* **What you should do**: Give every line of the data again, unchanged, but with no pictures.
>>
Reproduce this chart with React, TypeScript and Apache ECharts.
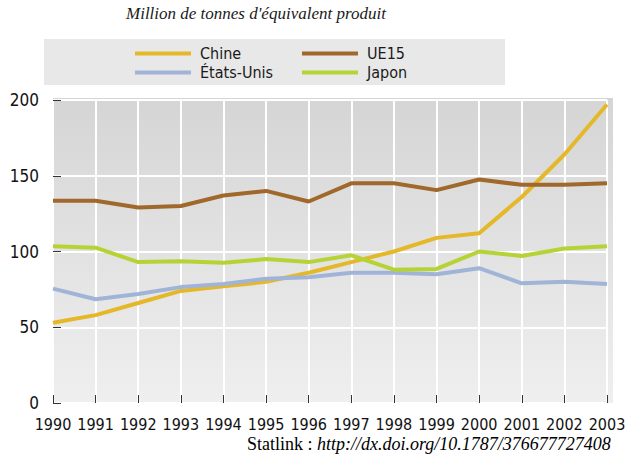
import React, { useEffect, useRef } from "react";
import * as echarts from "echarts";

const years = ["1990","1991","1992","1993","1994","1995","1996","1997","1998","1999","2000","2001","2002","2003"];
const chine = [53, 58, 66, 74, 77, 80, 86, 93, 100, 109, 112, 136, 164, 197];
const ue15 = [133.5, 133.5, 129, 130, 137, 140, 133, 145, 145, 140.5, 147.5, 144, 144, 145];
const etatsUnis = [75.5, 68.5, 72, 76.5, 78.5, 82, 83, 86, 86, 85, 89, 79, 80, 78.5];
const japon = [103.5, 102.5, 93, 93.5, 92.5, 95, 93, 97.5, 88, 88.5, 100, 97, 102, 103.5];
const yTicks = [0, 50, 100, 150, 200];

const NARROW = "'Liberation Sans Narrow', 'DejaVu Sans Condensed', sans-serif";
const SERIF = "'Liberation Serif', 'DejaVu Serif', serif";

const colors = {
  chine: "#e5b829",
  ue15: "#a0682b",
  us: "#a0b4d8",
  japon: "#b6d335",
};

export default function App() {
  const ref = useRef<HTMLDivElement>(null);
  useEffect(() => {
    if (!ref.current) return;
    const chart = echarts.init(ref.current, null, { renderer: "svg" });
    const mk = (name: string, data: number[], color: string) => ({
      name,
      type: "line",
      data,
      symbol: "none",
      color,
      lineStyle: { width: 4, color },
      z: 3,
    });
    const legendBase = {
      orient: "vertical",
      top: 45,
      padding: 0,
      itemGap: 2,
      itemWidth: 56,
      itemHeight: 4,
      icon: "rect",
      textStyle: { fontFamily: NARROW, fontSize: 16, color: "#1a1a1a", lineHeight: 17, padding: [0, 0, 0, 4] },
    };
    chart.setOption({
      animation: false,
      backgroundColor: "#ffffff",
      graphic: [
        {
          type: "rect",
          shape: { x: 44, y: 39, width: 461, height: 46 },
          style: { fill: "#e8e8e8" },
          z: -10,
        },
        {
          type: "rect",
          shape: { x: 53, y: 98, width: 560, height: 305 },
          style: {
            fill: new echarts.graphic.LinearGradient(0, 0, 0, 1, [
              { offset: 0, color: "#d5d5d5" },
              { offset: 1, color: "#efefef" },
            ]),
          },
          z: -10,
        },
        {
          type: "text",
          left: 126,
          top: 5,
          style: {
            text: "Million de tonnes d'équivalent produit",
            font: "italic 17px " + SERIF,
            fill: "#1a1a1a",
          },
        },
        {
          type: "text",
          left: 247,
          top: 435,
          style: {
            text: "{a|Statlink : }{b|http://dx.doi.org/10.1787/376677727408}",
            rich: {
              a: { fontFamily: SERIF, fontSize: 18, color: "#1a1a1a" },
              b: { fontFamily: SERIF, fontSize: 18, fontStyle: "italic", color: "#1a1a1a" },
            },
          },
        },
      ],
      legend: [
        { ...legendBase, data: ["Chine", "États-Unis"], left: 135 },
        { ...legendBase, data: ["UE15", "Japon"], left: 302 },
      ],
      grid: { left: 53, right: 28, top: 100, bottom: 54, containLabel: false },
      xAxis: {
        type: "category",
        data: years,
        boundaryGap: false,
        axisLine: { show: false },
        axisTick: { show: true, inside: true, length: 8, lineStyle: { color: "#333", width: 1 }, interval: 0 },
        axisLabel: { interval: 0, margin: 13, fontFamily: NARROW, fontSize: 16, color: "#111" },
        splitLine: { show: true, interval: 0, lineStyle: { color: "#ffffff", width: 2 } },
      },
      yAxis: {
        type: "value",
        min: yTicks[0],
        max: yTicks[yTicks.length - 1],
        interval: 50,
        axisLine: { show: false },
        axisTick: { show: true, inside: true, length: 8, lineStyle: { color: "#333", width: 1 } },
        axisLabel: { margin: 14, fontFamily: NARROW, fontSize: 17, color: "#111" },
        splitLine: { show: true, lineStyle: { color: "#ffffff", width: 2 } },
      },
      series: [
        mk("Chine", chine, colors.chine),
        mk("UE15", ue15, colors.ue15),
        mk("États-Unis", etatsUnis, colors.us),
        mk("Japon", japon, colors.japon),
      ],
    });
    return () => chart.dispose();
  }, []);
  return (
    <div
      ref={ref}
      style={{ position: "fixed", left: 0, top: 0, width: 635, height: 457 }}
    />
  );
}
<<
* **Finished task**:
Reproduce this chart with React, TypeScript and Apache ECharts.
import React, { useEffect, useRef } from "react";
import * as echarts from "echarts";

const years = ["1990","1991","1992","1993","1994","1995","1996","1997","1998","1999","2000","2001","2002","2003"];
const chine = [53, 58, 66, 74, 77, 80, 86, 93, 100, 109, 112, 136, 164, 197];
const ue15 = [133.5, 133.5, 129, 130, 137, 140, 133, 145, 145, 140.5, 147.5, 144, 144, 145];
const etatsUnis = [75.5, 68.5, 72, 76.5, 78.5, 82, 83, 86, 86, 85, 89, 79, 80, 78.5];
const japon = [103.5, 102.5, 93, 93.5, 92.5, 95, 93, 97.5, 88, 88.5, 100, 97, 102, 103.5];
const yTicks = [0, 50, 100, 150, 200];

const NARROW = "'Liberation Sans Narrow', 'DejaVu Sans Condensed', sans-serif";
const SERIF = "'Liberation Serif', 'DejaVu Serif', serif";

const colors = {
  chine: "#e5b829",
  ue15: "#a0682b",
  us: "#a0b4d8",
  japon: "#b6d335",
};

export default function App() {
  const ref = useRef<HTMLDivElement>(null);
  useEffect(() => {
    if (!ref.current) return;
    const chart = echarts.init(ref.current, null, { renderer: "svg" });
    const mk = (name: string, data: number[], color: string) => ({
      name,
      type: "line",
      data,
      symbol: "none",
      color,
      lineStyle: { width: 4, color },
      z: 3,
    });
    const legendBase = {
      orient: "vertical",
      top: 45,
      padding: 0,
      itemGap: 2,
      itemWidth: 56,
      itemHeight: 4,
      icon: "rect",
      textStyle: { fontFamily: NARROW, fontSize: 16, color: "#1a1a1a", lineHeight: 17, padding: [0, 0, 0, 4] },
    };
    chart.setOption({
      animation: false,
      backgroundColor: "#ffffff",
      graphic: [
        {
          type: "rect",
          shape: { x: 44, y: 39, width: 461, height: 46 },
          style: { fill: "#e8e8e8" },
          z: -10,
        },
        {
          type: "rect",
          shape: { x: 53, y: 98, width: 560, height: 305 },
          style: {
            fill: new echarts.graphic.LinearGradient(0, 0, 0, 1, [
              { offset: 0, color: "#d5d5d5" },
              { offset: 1, color: "#efefef" },
            ]),
          },
          z: -10,
        },
        {
          type: "text",
          left: 126,
          top: 5,
          style: {
            text: "Million de tonnes d'équivalent produit",
            font: "italic 17px " + SERIF,
            fill: "#1a1a1a",
          },
        },
        {
          type: "text",
          left: 247,
          top: 435,
          style: {
            text: "{a|Statlink : }{b|http://dx.doi.org/10.1787/376677727408}",
            rich: {
              a: { fontFamily: SERIF, fontSize: 18, color: "#1a1a1a" },
              b: { fontFamily: SERIF, fontSize: 18, fontStyle: "italic", color: "#1a1a1a" },
            },
          },
        },
      ],
      legend: [
        { ...legendBase, data: ["Chine", "États-Unis"], left: 135 },
        { ...legendBase, data: ["UE15", "Japon"], left: 302 },
      ],
      grid: { left: 53, right: 28, top: 100, bottom: 54, containLabel: false },
      xAxis: {
        type: "category",
        data: years,
        boundaryGap: false,
        axisLine: { show: false },
        axisTick: { show: true, inside: true, length: 8, lineStyle: { color: "#333", width: 1 }, interval: 0 },
        axisLabel: { interval: 0, margin: 13, fontFamily: NARROW, fontSize: 16, color: "#111" },
        splitLine: { show: true, interval: 0, lineStyle: { color: "#ffffff", width: 2 } },
      },
      yAxis: {
        type: "value",
        min: yTicks[0],
        max: yTicks[yTicks.length - 1],
        interval: 50,
        axisLine: { show: false },
        axisTick: { show: true, inside: true, length: 8, lineStyle: { color: "#333", width: 1 } },
        axisLabel: { margin: 14, fontFamily: NARROW, fontSize: 17, color: "#111" },
        splitLine: { show: true, lineStyle: { color: "#ffffff", width: 2 } },
      },
      series: [
        mk("Chine", chine, colors.chine),
        mk("UE15", ue15, colors.ue15),
        mk("États-Unis", etatsUnis, colors.us),
        mk("Japon", japon, colors.japon),
      ],
    });
    return () => chart.dispose();
  }, []);
  return (
    <div
      ref={ref}
      style={{ position: "fixed", left: 0, top: 0, width: 635, height: 457 }}
    />
  );
}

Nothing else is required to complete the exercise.